__EXERCISE DIRECTIONS__
Extract everything from the first line through the line with "const yTicks = [0, 200, 400, 600, 800, 1000];", both ends included, except for any pictures.

__COLLECTED MATERIAL__
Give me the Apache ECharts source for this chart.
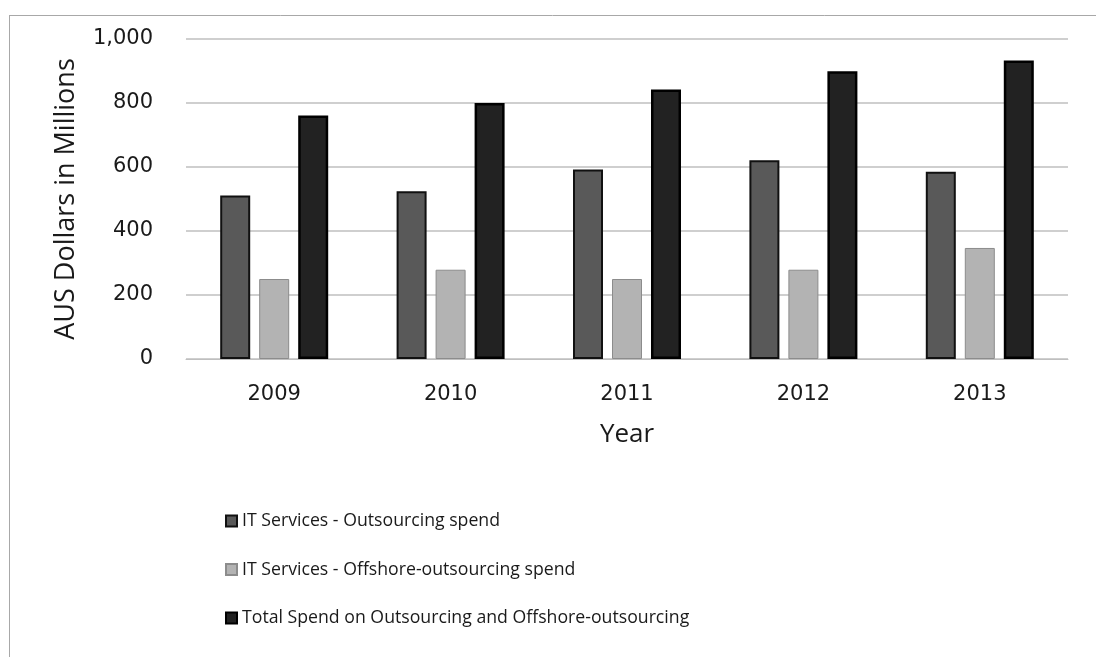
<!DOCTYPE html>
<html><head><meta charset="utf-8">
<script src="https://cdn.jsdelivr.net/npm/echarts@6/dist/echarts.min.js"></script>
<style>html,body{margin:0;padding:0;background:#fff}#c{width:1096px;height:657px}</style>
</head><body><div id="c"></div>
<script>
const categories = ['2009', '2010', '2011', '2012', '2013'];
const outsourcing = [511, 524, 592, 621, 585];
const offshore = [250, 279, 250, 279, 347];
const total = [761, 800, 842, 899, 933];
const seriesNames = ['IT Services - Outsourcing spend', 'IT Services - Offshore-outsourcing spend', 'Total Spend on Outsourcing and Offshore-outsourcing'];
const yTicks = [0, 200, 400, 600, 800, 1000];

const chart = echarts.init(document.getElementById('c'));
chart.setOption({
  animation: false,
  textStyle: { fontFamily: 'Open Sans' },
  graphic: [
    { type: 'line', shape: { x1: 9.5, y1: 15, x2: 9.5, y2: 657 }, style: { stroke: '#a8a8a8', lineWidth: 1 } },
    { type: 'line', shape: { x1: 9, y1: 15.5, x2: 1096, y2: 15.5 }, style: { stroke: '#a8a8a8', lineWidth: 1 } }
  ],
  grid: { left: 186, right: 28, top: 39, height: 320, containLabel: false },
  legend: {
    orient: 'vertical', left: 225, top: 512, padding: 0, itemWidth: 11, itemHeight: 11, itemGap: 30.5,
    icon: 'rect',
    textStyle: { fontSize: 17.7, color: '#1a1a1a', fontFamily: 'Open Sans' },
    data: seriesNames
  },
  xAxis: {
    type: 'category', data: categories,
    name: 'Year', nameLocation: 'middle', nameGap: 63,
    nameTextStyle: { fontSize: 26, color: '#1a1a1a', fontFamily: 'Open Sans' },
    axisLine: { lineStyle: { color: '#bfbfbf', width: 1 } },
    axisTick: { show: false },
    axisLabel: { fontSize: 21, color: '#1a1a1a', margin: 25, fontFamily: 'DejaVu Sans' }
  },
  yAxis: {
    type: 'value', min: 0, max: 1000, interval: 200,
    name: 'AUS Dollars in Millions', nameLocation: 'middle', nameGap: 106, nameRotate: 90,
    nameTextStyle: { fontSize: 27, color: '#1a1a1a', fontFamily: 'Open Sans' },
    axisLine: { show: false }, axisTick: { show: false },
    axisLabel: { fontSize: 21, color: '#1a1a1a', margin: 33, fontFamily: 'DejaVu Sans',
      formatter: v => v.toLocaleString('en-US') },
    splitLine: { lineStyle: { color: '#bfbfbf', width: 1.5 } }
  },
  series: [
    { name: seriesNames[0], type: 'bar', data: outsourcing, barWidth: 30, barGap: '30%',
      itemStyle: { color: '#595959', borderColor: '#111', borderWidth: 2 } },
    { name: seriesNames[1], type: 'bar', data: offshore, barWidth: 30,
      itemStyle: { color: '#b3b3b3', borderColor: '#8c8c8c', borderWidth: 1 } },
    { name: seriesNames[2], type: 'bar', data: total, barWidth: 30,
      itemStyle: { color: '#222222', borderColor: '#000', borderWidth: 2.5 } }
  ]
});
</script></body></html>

__WRITTEN SOLUTION__
Give me the Apache ECharts source for this chart.
<!DOCTYPE html>
<html><head><meta charset="utf-8">
<script src="https://cdn.jsdelivr.net/npm/echarts@6/dist/echarts.min.js"></script>
<style>html,body{margin:0;padding:0;background:#fff}#c{width:1096px;height:657px}</style>
</head><body><div id="c"></div>
<script>
const categories = ['2009', '2010', '2011', '2012', '2013'];
const outsourcing = [511, 524, 592, 621, 585];
const offshore = [250, 279, 250, 279, 347];
const total = [761, 800, 842, 899, 933];
const seriesNames = ['IT Services - Outsourcing spend', 'IT Services - Offshore-outsourcing spend', 'Total Spend on Outsourcing and Offshore-outsourcing'];
const yTicks = [0, 200, 400, 600, 800, 1000];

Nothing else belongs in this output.